私事ながら、私が「宇野(弘蔵)経済学」を介してマルクスを学ぶこととなり、日本共産党や講座派のマルクス理解とは無縁の位置にある入り口から学べたのは、本当に幸いであった。また、ソ連や中国の「滑稽なマルクス理解」から永久に無縁であり続けられたのも、幸いであった。むろん、地球で一時期流行った唯物史観によると称する「共産主義への発展段階説」や「共産主議国家への必然法則」といったお馬鹿理論や政治的言辞からは無縁でいられたことになる。(蛇足であるが、私より2歳年上の柄谷行人氏も、宇野経済学徒であったようであり、経済理論部分に限ると、何か共振するのはそのせいかもしれない)
さて、本稿の本論である。
私が大好きな「有力倭(和)語発生論」を私のマルクス理解から話すとこうなる。
繰り返しになるが、日本列島はアジア大陸の東端が剥がれ離散集合して西日本を構成、一方集合した東日本と合体して列島が成立したというのが定説である。やがて、この列島に、南方から・朝鮮半島経由か直接かは別としてアジア大陸から・北方からの3ルートから列島に人間集団の移動が始まる。なお、日本列島の成り立ちから、「原日本人」なるものが既に居住していたことはあり得ない。
その後、稲作を生業とし定着できる部族が経済力を蓄え、経済活動の根幹をなす交換・交易においても主導権を持つに至る。その際、交換・交易力のある部族が使用していたであろう言葉が交換交易の手段として力を持ち使用頻度が上がっていったことは想像に難くない。
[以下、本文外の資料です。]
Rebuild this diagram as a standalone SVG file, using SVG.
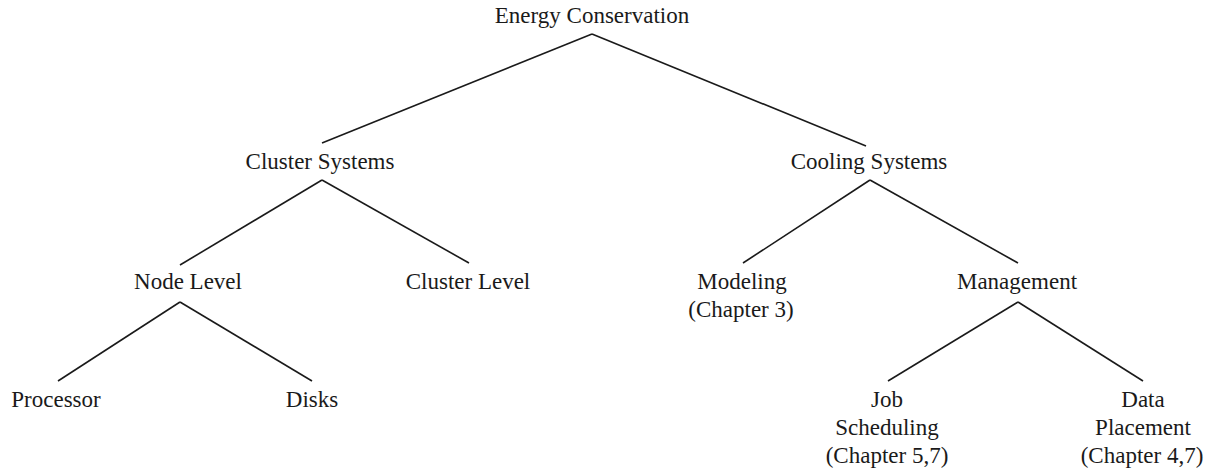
<svg xmlns="http://www.w3.org/2000/svg" width="1216" height="472" viewBox="0 0 1216 472">
<style>
text{font-family:"Liberation Serif","Times New Roman",serif;font-size:23px;fill:#1a1a1a;text-anchor:middle}
.c line{stroke:#1a1a1a;stroke-width:1.6;fill:none}
</style>
<rect width="1216" height="472" fill="#fff"/>
<g class="c" id="connectors">
<line x1="592" y1="34" x2="322" y2="143"/>
<line x1="592" y1="34" x2="866" y2="146"/>
<line x1="322" y1="180" x2="180" y2="265"/>
<line x1="322" y1="180" x2="469" y2="263"/>
<line x1="870" y1="180" x2="743" y2="263"/>
<line x1="870" y1="180" x2="1018" y2="263"/>
<line x1="180" y1="302" x2="58" y2="381"/>
<line x1="180" y1="302" x2="312" y2="381"/>
<line x1="1018" y1="302" x2="888" y2="381"/>
<line x1="1018" y1="302" x2="1143" y2="381"/>
</g>
<g id="n-energy"><text x="592" y="23">Energy Conservation</text></g>
<g id="n-cluster-systems"><text x="320" y="169">Cluster Systems</text></g>
<g id="n-cooling-systems"><text x="869" y="169">Cooling Systems</text></g>
<g id="n-node-level"><text x="188" y="289">Node Level</text></g>
<g id="n-cluster-level"><text x="468" y="289">Cluster Level</text></g>
<g id="n-modeling"><text x="742" y="289">Modeling</text><text x="741" y="317">(Chapter 3)</text></g>
<g id="n-management"><text x="1017" y="289">Management</text></g>
<g id="n-processor"><text x="56" y="407">Processor</text></g>
<g id="n-disks"><text x="312" y="407">Disks</text></g>
<g id="n-job"><text x="887" y="407">Job</text><text x="887" y="435">Scheduling</text><text x="887" y="463">(Chapter 5,7)</text></g>
<g id="n-data"><text x="1143" y="407">Data</text><text x="1143" y="435">Placement</text><text x="1142" y="463">(Chapter 4,7)</text></g>
</svg>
日本列島に稲作をもたらした部族あるいは部族集団の使用言語が変遷・淘汰の末、より統一性を持つに至ったのである。
これが倭(和)語の祖型をなしたことにおそらく異論はなかろう。
今後、倭(和)語発生論の細目がより明らかになるにしろ、大筋において、この結論から大きく外れることはない、と私は確信している。
これが、カールマルクスがマルクスを学ぶ者に等しく教えてくれる、基本的にして根源的な結論である。「ここまで」には、専門的研究者は不要である。このテーマについての私の役目も、カールマルクスの使命もここまでである。
ただし、多くの者はもっと細かな肉付けなしには納得しないのが世の常なので、そこは専門家の今後の地道な研究成果に耳を傾けようではないか。